Cover the chicken, beef, sausages, ribs and ham bone with water. Slowly bring to the boil in a large saucepan. Skim off any scum that rises to the surface.  Now add the onion, celery and carrot and allow to simmer for 2 hours or so, until the meats are very tender. Remove the meats and when cool enough to handle, pull off all the meat from the bones and leave in chunks. Set aside, covered with a little of the cooking liquid to keep moist. Strain the cooking broth and remove as much fat as you can.

In the meantime, in another saucepan, blanch the broccoli di rape, cabbage, endive and spinach in salted water separately, remove and squeeze dry. Combine in a bowl.

In a small frying pan, heat the oil and saute the pancetta. When the pork has rendered its fat, add the garlic taking care not to burn it. Pour this oil mixture into the green vegetables.

Add the pulled meat and green vegetables back into the strained broth. Build up the quantity with chicken broth or even water and simmer very slowly for another hour or so. Serve hot, drizzled with the extra olive oil and accompanied by a bowl of grated Parmesan.

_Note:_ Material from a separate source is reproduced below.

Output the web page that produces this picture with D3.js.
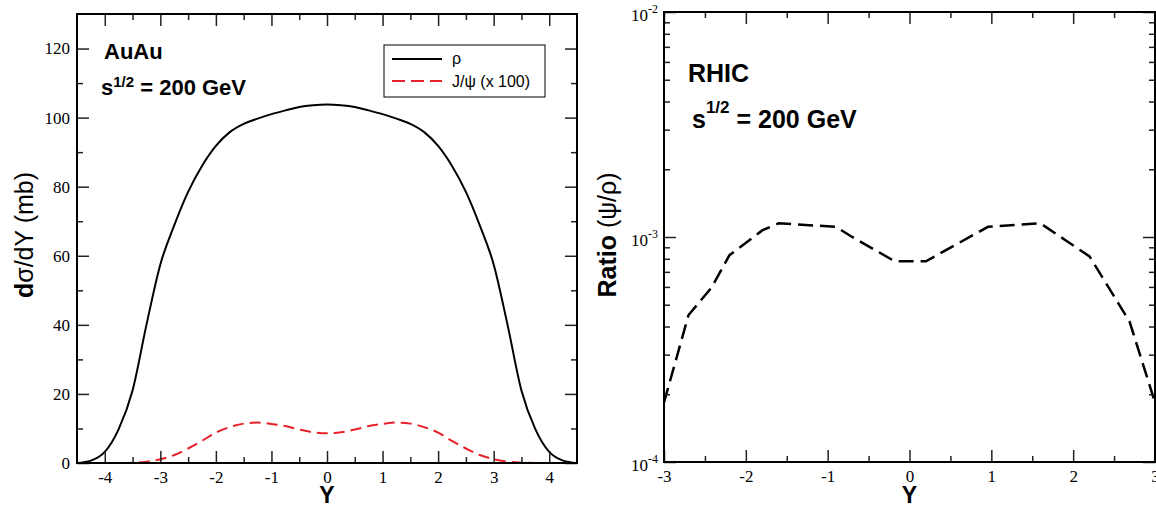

Photo credit: taken at Taverna Paradiso, Benevento, October 2017,

Via Mario la Vipera, just behind the wonderful church of  Santa Sofia. Recently, the church won UNESCO World Heritage status for its Lombard architecture. 

 

 

My small tour group refused to walk another step without some sustenance. We stumbled into his rustic restaurant well after lunch service and Rosario feed us until we were replete. We discovered he had a bitter sweet association with our home town of Adelaide, Australia and we took it upon ourselves to reset his memories and make them sweeter. I hope we succeeded.